BLDUP: What makes a “good project” or investment for SV + Partners?

SV+P: A “good project” is, first and foremost, one that strikes the right balance between risk and reward.  From a portfolio perspective, that means a healthy mix of singles, doubles, and of course some homeruns.  From there, our strategy is guided by a couple of core principles.  

  1. Diversified Cash Flow + Asset Types. While development projects typically yield higher absolute returns, they can take a significant amount of time and can lack cash flow during the earlier stages of their deal cycles. During the predevelopment period, markets can change and challenge assumptions that were made initially.  One of our core portfolio strategies is to acquire existing cash flowing properties across multiple asset classes, including multifamily, industrial, and commercial.  These deals have a value-add or development option component to provide upside in the future, while the existing cash flow provides mitigated downside risk.  Being nimble and able to respond to dynamic market conditions is especially important in the current environment.

  2. The local housing supply and demand imbalance has resulted in a chronic undersupply of quality housing.  We look for Class-A and B multifamily sites proximate to employment centers, institutions, and transportation nodes that will continue to be in high demand.
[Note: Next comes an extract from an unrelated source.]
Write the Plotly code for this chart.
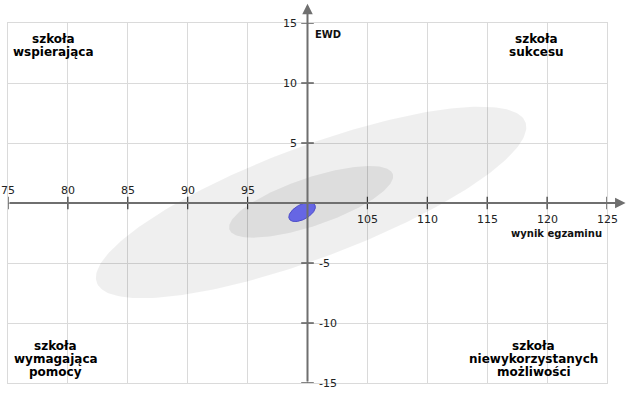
import numpy as np
import plotly.graph_objects as go

# ---- data ----
x_ticks = [75, 80, 85, 90, 95, 105, 110, 115, 120, 125]
y_ticks = [15, 10, 5, -5, -10, -15]
x_tick_labels = ["75", "80", "85", "90", "95", "105", "110", "115", "120", "125"]
y_tick_labels = ["15", "10", "5", "-5", "-10", "-15"]

# confidence ellipses: centre, semi-axes (data units), rotation (deg)
ell_names = ["large", "medium", "school"]
ell_cx = [100.3, 100.3, 99.55]
ell_cy = [0.05, 0.1, -0.75]
ell_a = [19.1, 7.2, 1.22]
ell_b = [4.65, 2.0, 0.62]
ell_angle = [20.5, 18.7, 28.5]
ell_fill = ["rgba(0,0,0,0.062)", "rgba(0,0,0,0.075)", "rgb(102,102,228)"]
ell_line = ["rgba(0,0,0,0)", "rgba(0,0,0,0)", "rgb(75,75,200)"]

quad_tl = ["szkoła", "wspierająca"]
quad_tr = ["szkoła", "sukcesu"]
quad_bl = ["szkoła", "wymagająca", "pomocy"]
quad_br = ["szkoła", "niewykorzystanych", "możliwości"]

x_title = "wynik egzaminu"
y_title = "EWD"

fig = go.Figure()

t = np.linspace(0, 2 * np.pi, 241)
for name, cx, cy, a, b, ang, fc, lc in zip(ell_names, ell_cx, ell_cy, ell_a, ell_b,
                                          ell_angle, ell_fill, ell_line):
    th = np.deg2rad(ang)
    xs = cx + a * np.cos(t) * np.cos(th) - b * np.sin(t) * np.sin(th)
    ys = cy + a * np.cos(t) * np.sin(th) + b * np.sin(t) * np.cos(th)
    fig.add_trace(go.Scatter(x=xs, y=ys, mode="lines", fill="toself", fillcolor=fc,
                             line=dict(color=lc, width=1), hoverinfo="skip", name=name))

AX_COLOR = "#6f6f6f"
# axis lines with arrowheads
fig.add_annotation(x=126.55, y=0, ax=75, ay=0, xref="x", yref="y", axref="x", ayref="y",
                   showarrow=True, arrowhead=2, arrowsize=1.05, arrowwidth=2,
                   arrowcolor=AX_COLOR, text="", standoff=0)
fig.add_annotation(x=100, y=16.6, ax=100, ay=-15, xref="x", yref="y", axref="x", ayref="y",
                   showarrow=True, arrowhead=2, arrowsize=1.05, arrowwidth=2,
                   arrowcolor=AX_COLOR, text="", standoff=0)

# tick marks crossing the axes
fig.add_trace(go.Scatter(x=x_ticks, y=[0] * len(x_ticks), mode="markers", cliponaxis=False,
                         marker=dict(symbol="line-ns", size=9,
                                     line=dict(color="#333333", width=1.2)),
                         hoverinfo="skip"))
fig.add_trace(go.Scatter(x=[100] * len(y_ticks), y=y_ticks, mode="markers", cliponaxis=False,
                         marker=dict(symbol="line-ew", size=9,
                                     line=dict(color="#333333", width=1.2)),
                         hoverinfo="skip"))

TICK_FONT = dict(family="DejaVu Sans", size=11, color="#222222")
for xv, lab in zip(x_ticks, x_tick_labels):
    above = xv < 100
    fig.add_annotation(x=xv, y=0, text=lab, showarrow=False, font=TICK_FONT,
                       xanchor="center", yanchor="middle", yshift=13 if above else -16.5)
for yv, lab in zip(y_ticks, y_tick_labels):
    pos = yv > 0
    fig.add_annotation(x=100, y=yv, text=lab, showarrow=False, font=TICK_FONT,
                       xanchor="right" if pos else "left", yanchor="middle",
                       xshift=-9 if pos else 9)

# axis titles
TITLE_FONT = dict(family="DejaVu Sans", size=10, color="#111111", weight="bold")
fig.add_annotation(x=125, y=0, text=x_title, showarrow=False, font=TITLE_FONT,
                   xanchor="right", yanchor="middle", xshift=-3, yshift=-30)
fig.add_annotation(x=100, y=15, text=y_title, showarrow=False, font=TITLE_FONT,
                   xanchor="left", yanchor="middle", xshift=5, yshift=-11)

# quadrant labels, one annotation per line
QFONT = dict(family="DejaVu Sans", size=12, color="#000000", weight="bold")
def quad(lines, x, y_top):
    for i, ln in enumerate(lines):
        fig.add_annotation(x=x, y=y_top, text=ln, showarrow=False, font=QFONT,
                           xanchor="center", yanchor="middle", yshift=-13 * i)

quad(quad_tl, 78.8, 13.65)
quad(quad_tr, 119.1, 13.65)
quad(quad_bl, 79.0, -11.9)
quad(quad_br, 118.9, -11.9)

GRID = "#dadada"
fig.update_xaxes(range=[75, 125], tick0=75, dtick=5, showticklabels=False, ticks="",
                 showgrid=True, gridcolor=GRID, gridwidth=1, zeroline=False,
                 showline=True, mirror=True, linecolor=GRID, linewidth=1, fixedrange=True)
fig.update_yaxes(range=[-15, 15], tick0=-15, dtick=5, showticklabels=False, ticks="",
                 showgrid=True, gridcolor=GRID, gridwidth=1, zeroline=False,
                 showline=True, mirror=True, linecolor=GRID, linewidth=1, fixedrange=True)

fig.update_layout(width=629, height=395, margin=dict(l=8, r=22, t=23, b=12),
                  plot_bgcolor="white", paper_bgcolor="white", showlegend=False,
                  hovermode=False)

fig.write_html("out.html", config={"displayModeBar": False},
               post_script="document.body.style.margin='0px';")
BLDUP: How have current market conditions (rising interest rates, construction costs) affected your pipeline?

SV+P: Today’s market conditions have certainly changed our approach. Gone are the days where you could acquire and fully capitalize deals that still had a number of uncertainties and risk. Nowadays, for our new construction projects, we need to be fully buttoned up with entitlements, largely through the design process, and have our budgets finalized before we approach the capital markets. To that end, we’re currently focused on achieving major milestones on our own, such as permits & approvals, 100% design, cost certainty and obtaining building permits. It takes discipline to be patient and move the ball up-field to make a project truly shovel-ready. 

BLDUP: What project(s) are you most excited about?

SV+P: We have two multifamily projects that will have a building permit in 2024.

  • 811 Lynnway, Lynn.  We are fully approved to build a 228-unit 100% market rate multifamily project in a submarket that has seen significant institutional activity and success in recent years.  The site is situated in an Opportunity Zone in a gateway entry location to the city just north of Revere.  The project is an earlier mover in the waterfront district, and we feel strongly that the area will continue to develop into a destination along the north shore.

  • 530 2nd Street, Everett.  We are fully approved to build an 89-unit multifamily project in one of Greater Boston’s fastest growing submarkets located just a few miles from downtown.  To date, Everett has seen mainly larger scale projects, and so we’re excited to deliver a boutique elevated product type catering to residents seeking a more intimate experience within a Class-A building.

BLDUP: What do the next few years look like for SV + Partners?

SV+P: For our multifamily sites, in 2024 we’ll be under construction on 27 units this summer and will be ready to break ground with another 317 units later this year.  In 2025 we’ll be wrapping up the design phase for an additional 256 units with a targeted groundbreaking for those projects later that year.  In parallel, we’re actively seeking to grow our portfolio with existing cash flowing multifamily, industrial, and commercial properties.  The rollout of our acquisition and development pipeline over the next couple of years allows our teams to look more holistically at our platform’s trajectory and establish long-term partnerships across multiple deal cycles.